The $9 billion includes $1.6 billion in debt assumption and $30 per share in cash. According to a press release issued about the transaction, The price is an 18% premium over Friday’s closing stock price and a 26% premium over the company’s average stock price since Realogy separated from Cendant Corp. on August 1, 2006.

“After careful consideration, our board of directors has concluded that this transaction is in the best interests of Realogy and out stockholders,” says Henry Silverman, chairman and CEO of Realogy, in a statement. “It will enable stockholders to realize the value of Realogy’s fundamentally strong businesses. At the same time, the valuation takes into account the substantial pressures and uncertainties facing the residential real estate markets that may well continue for some time.”

Shareholders are expected to vote on the merger in the spring, with the closing of the deal to follow soon after that. Prior to the final shareholder vote, Realogy executives say they will continue to entertain competing bids for the company until February 14, 2007.

The merger of Realogy and Apollo comes after months of other commercial mergers. Earlier in the month, shareholders of Reckson Associates Realty Corp. approved the $6 billion merger with SL Green Realty Corp. after weeks of drama surrounding the transaction.
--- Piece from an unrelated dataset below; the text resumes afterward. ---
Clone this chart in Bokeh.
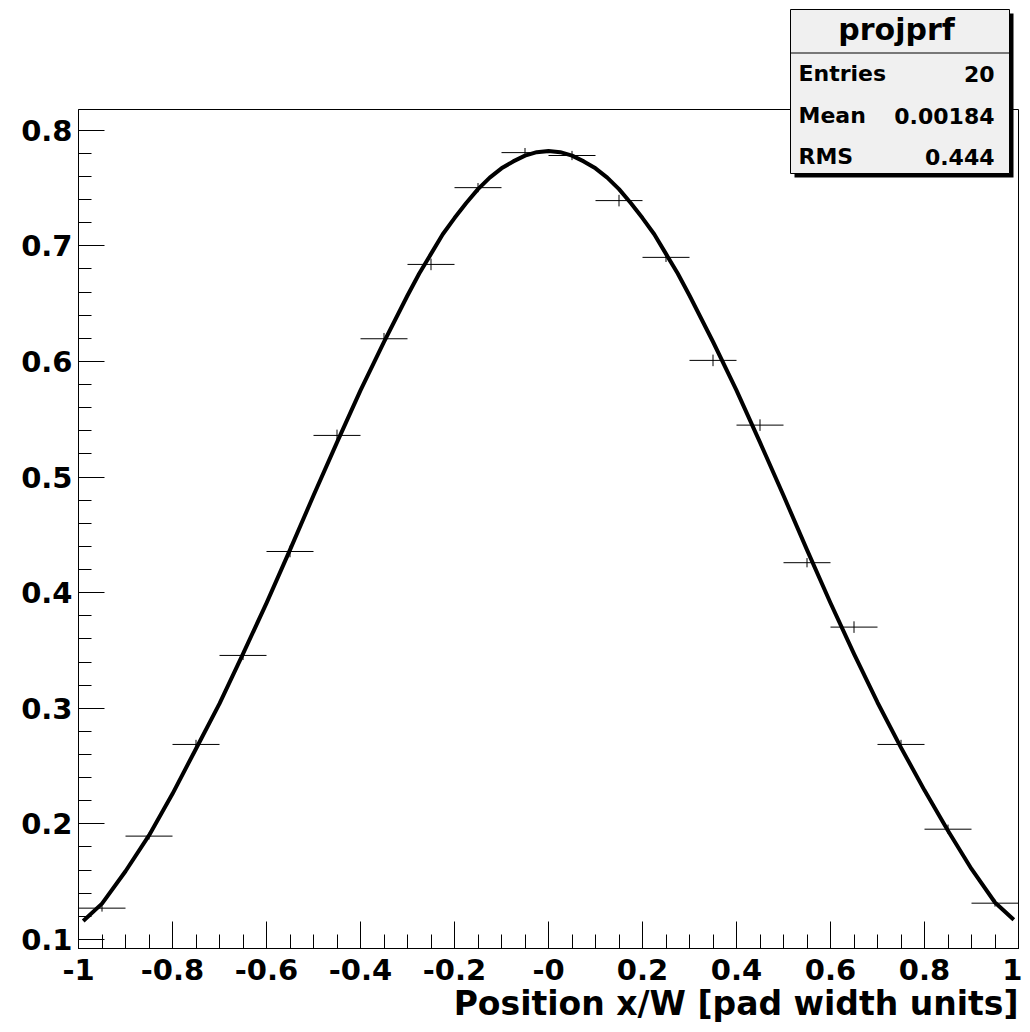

In late November, Equity Office Properties Trust agreed to be acquired by Blackstone Group for $36 billion. Also Lexington Corporate Properties Trust agreed to merge with Newkirk Realty Trust Inc. for $4.6 billion in November.

Trammell Crow Co.’s shareholders voted today to approve its $2 billion merger with CB Richard Ellis.

In November at NYU’s 39th Annual Conference on Capital Markets in Real Estate, EOP’s said REITs will continue to go private in part because the private market values the companies more than the public market does. “In the ‘90s we saw everyone going public,” Zell said at the event. “Now a significant number of companies are being taken private. It’s all about liquidity. This is not a short-term phenomenon. There will be excess capital over the next five to 10 years.”